Directive
Leave out the pictures, and retype only the lines from the beginning of the material through the line that contains "import plotly.graph_objects as go", including both.

━━ Data ━━

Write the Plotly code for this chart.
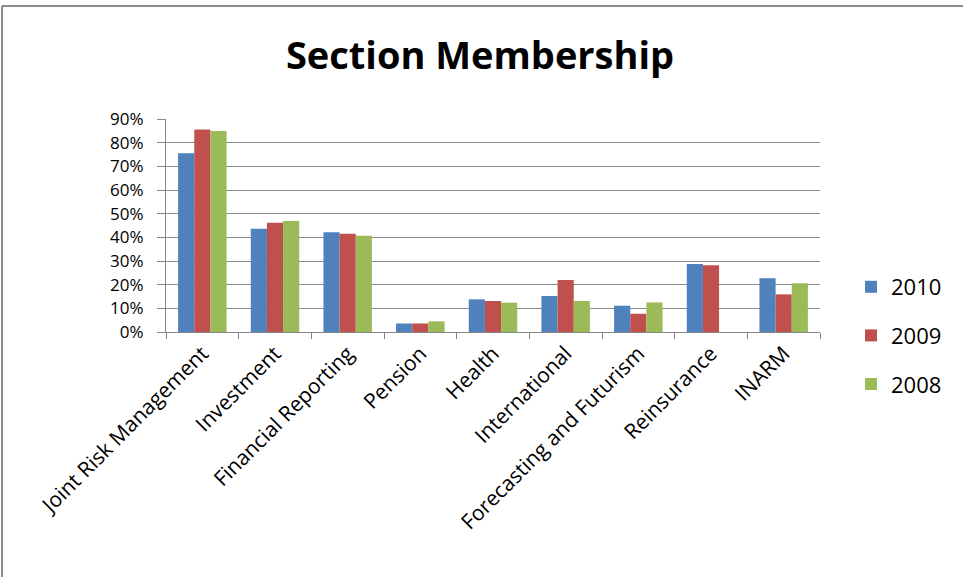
import plotly.graph_objects as go

categories = ["Joint Risk Management", "Investment", "Financial Reporting", "Pension",
              "Health", "International", "Forecasting and Futurism", "Reinsurance", "INARM"]
series_names = ["2010", "2009", "2008"]
v2010 = [0.755, 0.436, 0.421, 0.036, 0.138, 0.152, 0.111, 0.287, 0.227]
v2009 = [0.856, 0.462, 0.415, 0.036, 0.131, 0.220, 0.077, 0.282, 0.159]
v2008 = [0.849, 0.469, 0.407, 0.045, 0.124, 0.131, 0.125, 0.0, 0.206]
colors = ["#4F81BD", "#C0504D", "#9BBB59"]
y_ticks = [0, 0.1, 0.2, 0.3, 0.4, 0.5, 0.6, 0.7, 0.8, 0.9]

W, H = 963, 577
ml, mr, mt, mb = 166, 143, 119, 245
pw, ph = W - ml - mr, H - mt - mb

FONT = "Open Sans"

fig = go.Figure()
for name, vals, col in zip(series_names, [v2010, v2009, v2008], colors):
    fig.add_trace(go.Bar(x=categories, y=vals, name=name, marker_color=col,
                         marker_line_width=0, legendgroup=name))

def px_x(x):
    return (x - ml) / pw

def px_y(y):
    return (H - mb - y) / ph

shapes = [
    dict(type="line", xref="paper", yref="paper", x0=px_x(2), x1=px_x(963), y0=px_y(6), y1=px_y(6),
         line=dict(color="#8c8c8c", width=2)),
    dict(type="line", xref="paper", yref="paper", x0=px_x(2), x1=px_x(2), y0=px_y(6), y1=px_y(577),
         line=dict(color="#8c8c8c", width=2)),
]

fig.update_layout(
    width=W, height=H,
    margin=dict(l=ml, r=mr, t=mt, b=mb),
    paper_bgcolor="white", plot_bgcolor="white",
    barmode="group", bargap=0.333, bargroupgap=0,
    title=dict(text="<b>Section Membership</b>", x=480 / W, xanchor="center",
               y=1 - 56 / H, yanchor="middle",
               font=dict(family=FONT, size=38, color="#000000")),
    font=dict(family=FONT, color="#000000"),
    legend=dict(x=px_x(851), xanchor="left", y=px_y(266), yanchor="top",
                font=dict(family=FONT, size=22, color="#000000"),
                tracegroupgap=17, traceorder="grouped", itemwidth=30,
                bgcolor="rgba(0,0,0,0)"),
    shapes=shapes,
    showlegend=True,
)
fig.update_xaxes(type="category", tickangle=-45, tickson="boundaries", ticks="outside",
                 ticklen=6, tickcolor="#868686", showline=True, linecolor="#868686",
                 linewidth=1, showgrid=False,
                 tickfont=dict(family=FONT, size=21, color="#000000"))
fig.update_yaxes(range=[0, 0.9], tickvals=y_ticks, tickformat=".0%", ticks="outside",
                 ticklen=8, tickcolor="#868686", showline=True, linecolor="#868686",
                 linewidth=1, showgrid=True, gridcolor="#8c8c8c", gridwidth=1,
                 zeroline=False, ticklabelstandoff=10,
                 tickfont=dict(family=FONT, size=17, color="#000000"))

fig.write_html("out.html")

━━━

Output
Write the Plotly code for this chart.
import plotly.graph_objects as go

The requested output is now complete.